*Exercise aim*
Output the material exactly, but drop every image it holds.

*Data block*
········

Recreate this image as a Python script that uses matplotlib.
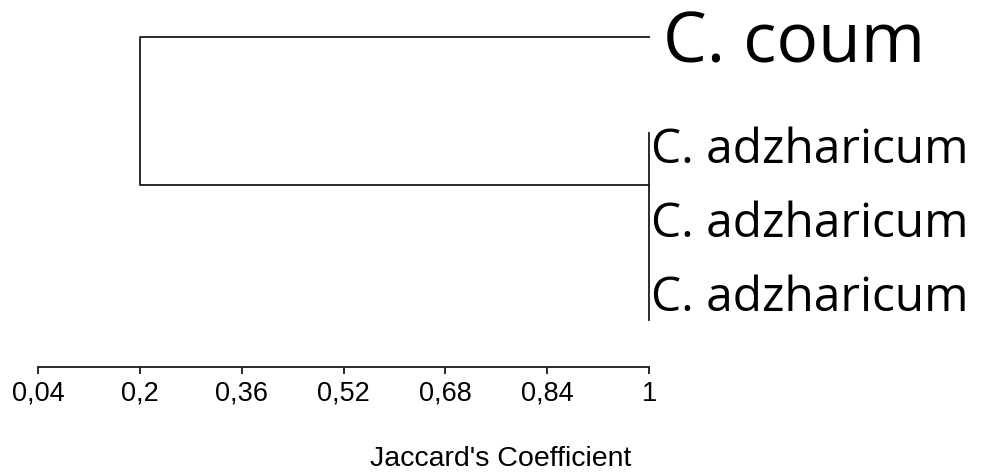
import matplotlib.pyplot as plt

# dendrogram data (Jaccard similarity)
labels = ["C. coum", "C. adzharicum", "C. adzharicum", "C. adzharicum"]
label_sizes = [50, 34.5, 34.5, 34.5]
leaf_rows = [0.5, 2, 3, 4]
leaf_level = 1.0      # adzharicum samples are identical
merge_level = 0.2     # C. coum joins the group here
ticks = [0.04, 0.2, 0.36, 0.52, 0.68, 0.84, 1]
tick_labels = ["0,04", "0,2", "0,36", "0,52", "0,68", "0,84", "1"]

W, H = 990, 472
fig = plt.figure(figsize=(W / 100, H / 100), dpi=100)
ax = fig.add_axes([38 / W, (H - 367) / H, (649 - 38) / W, 367 / H])
ax.set_xlim(0.04, 1)
ax.set_ylim(367 / 74, 0)

lc = "#1a1a1a"
lw = 1.3

# group of identical leaves
grp = leaf_rows[1:]
grp_row = (grp[0] + grp[1]) / 2
ax.plot([leaf_level, leaf_level], [min(grp) - 0.2, max(grp) + 0.32], color=lc, lw=lw, clip_on=False)
# branch to C. coum and to the group
ax.plot([leaf_level, merge_level, merge_level, leaf_level],
        [leaf_rows[0], leaf_rows[0], grp_row, grp_row], color=lc, lw=lw, clip_on=False)

# leaf labels
ax.annotate(labels[0], (leaf_level, leaf_rows[0]), xytext=(10, -18.5), textcoords="offset points",
            fontsize=label_sizes[0], family="Open Sans", va="baseline", ha="left",
            annotation_clip=False)
for r, lab, s in zip(grp, labels[1:], label_sizes[1:]):
    ax.annotate(lab, (leaf_level, r), xytext=(1.5, -11), textcoords="offset points",
                fontsize=s, family="Open Sans", va="baseline", ha="left",
                annotation_clip=False)

for sp in ["top", "left", "right"]:
    ax.spines[sp].set_visible(False)
ax.spines["bottom"].set_linewidth(lw)
ax.spines["bottom"].set_color(lc)
ax.set_yticks([])
ax.set_xticks(ticks)
ax.set_xticklabels(tick_labels, family="Liberation Sans", fontsize=19.5)
ax.tick_params(axis="x", length=5, width=lw, color=lc, pad=5)

fig.text(501 / W, 6 / H, "Jaccard's Coefficient", family="Liberation Sans",
         fontsize=20.5, ha="center", va="baseline")

fig.savefig("out.png", dpi=100)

········

*Answer to this exercise*
Recreate this image as a Python script that uses matplotlib.
import matplotlib.pyplot as plt

# dendrogram data (Jaccard similarity)
labels = ["C. coum", "C. adzharicum", "C. adzharicum", "C. adzharicum"]
label_sizes = [50, 34.5, 34.5, 34.5]
leaf_rows = [0.5, 2, 3, 4]
leaf_level = 1.0      # adzharicum samples are identical
merge_level = 0.2     # C. coum joins the group here
ticks = [0.04, 0.2, 0.36, 0.52, 0.68, 0.84, 1]
tick_labels = ["0,04", "0,2", "0,36", "0,52", "0,68", "0,84", "1"]

W, H = 990, 472
fig = plt.figure(figsize=(W / 100, H / 100), dpi=100)
ax = fig.add_axes([38 / W, (H - 367) / H, (649 - 38) / W, 367 / H])
ax.set_xlim(0.04, 1)
ax.set_ylim(367 / 74, 0)

lc = "#1a1a1a"
lw = 1.3

# group of identical leaves
grp = leaf_rows[1:]
grp_row = (grp[0] + grp[1]) / 2
ax.plot([leaf_level, leaf_level], [min(grp) - 0.2, max(grp) + 0.32], color=lc, lw=lw, clip_on=False)
# branch to C. coum and to the group
ax.plot([leaf_level, merge_level, merge_level, leaf_level],
        [leaf_rows[0], leaf_rows[0], grp_row, grp_row], color=lc, lw=lw, clip_on=False)

# leaf labels
ax.annotate(labels[0], (leaf_level, leaf_rows[0]), xytext=(10, -18.5), textcoords="offset points",
            fontsize=label_sizes[0], family="Open Sans", va="baseline", ha="left",
            annotation_clip=False)
for r, lab, s in zip(grp, labels[1:], label_sizes[1:]):
    ax.annotate(lab, (leaf_level, r), xytext=(1.5, -11), textcoords="offset points",
                fontsize=s, family="Open Sans", va="baseline", ha="left",
                annotation_clip=False)

for sp in ["top", "left", "right"]:
    ax.spines[sp].set_visible(False)
ax.spines["bottom"].set_linewidth(lw)
ax.spines["bottom"].set_color(lc)
ax.set_yticks([])
ax.set_xticks(ticks)
ax.set_xticklabels(tick_labels, family="Liberation Sans", fontsize=19.5)
ax.tick_params(axis="x", length=5, width=lw, color=lc, pad=5)

fig.text(501 / W, 6 / H, "Jaccard's Coefficient", family="Liberation Sans",
         fontsize=20.5, ha="center", va="baseline")

fig.savefig("out.png", dpi=100)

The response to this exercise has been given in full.